On a bus I was sitting across the aisle from an older couple. I was working on the bottom of a rather small sweater that’s intended for a two-year-old. The woman asked me what it was I was making. I showed her the little bit that was already completed and she began to chat with me about the use of circular needles, knitting in the round, and her preferences for her knitting projects. We agreed that it’s interesting to use other people’s patterns as reference, but we prefer to make up our own designs. She told me that she had done a lot of knitting in years past but then had not found the time. Her twenty-four-year-old daughter, though, has recently become an avid knitter so that has served as inspiration for her and she was knitting again. The lady told me that now that they were retired (indicating herself and her husband) not only was she knitting again but her husband thought it would help him to keep his fingers nimble and she was teaching him to knit.
Children tend to ask me, “What are you doing?” I make sure to tell them that I’m knitting, I’m making a sweater (or scarf or baby blanket) the old-fashioned way, by hand. One little girl asked me right then and there to teach her how. I showed her the most basic concepts while we traveled, and then her aunt promised that she would finish the lesson, as she knows how to knit, too. One five-year-old boy said, “Why don’t you just buy a scarf?” and I explained to him that I find it relaxing to knit, and I like handmade things. He considered that carefully and then said proudly, “That’s why I paint pictures.” Smart little fellow; I feel sure he’s destined to be a successful artist.
Once a white-haired gentleman told me about how he learned to knit during World War II, when he was too old for military conscription and already had a family but was trying to find a way to do something for “the war effort.” He knitted things for American soldiers, as many people were doing, and he so loved the activity that he knits to this day, although his hands are slower than they used to be, according to him. During that same trip, although the first gentleman had gotten off the bus, another man engaged me in conversation about the crocheted items he has made, and seemed sorry that he didn’t have his current project with him to show to me, an intricate lace tablecloth for his daughter’s engagement, complete with their names.

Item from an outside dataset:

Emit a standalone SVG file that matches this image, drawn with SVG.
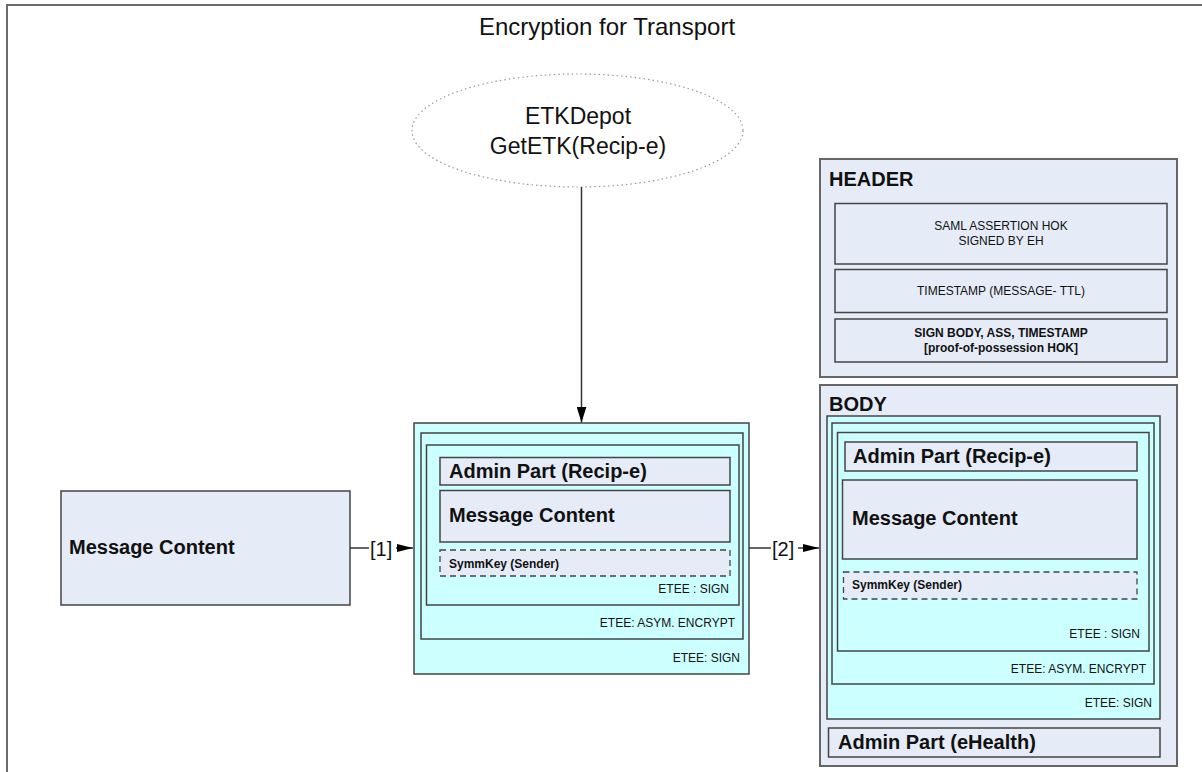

I continue to be pleased and warmed by the information I learn from and share with my neighbors in New York City. We are a hearty group, able to withstand blackouts and garbage strikes, onslaughts of United Nations representatives and even the 11th of September. Except for crises of this nature, where we show our mettle even more brilliantly, we mostly go about our individual lives secure in the knowledge that we are surrounded by friends in the persons of other New Yorkers, and we share our experiences and our feelings and our lives.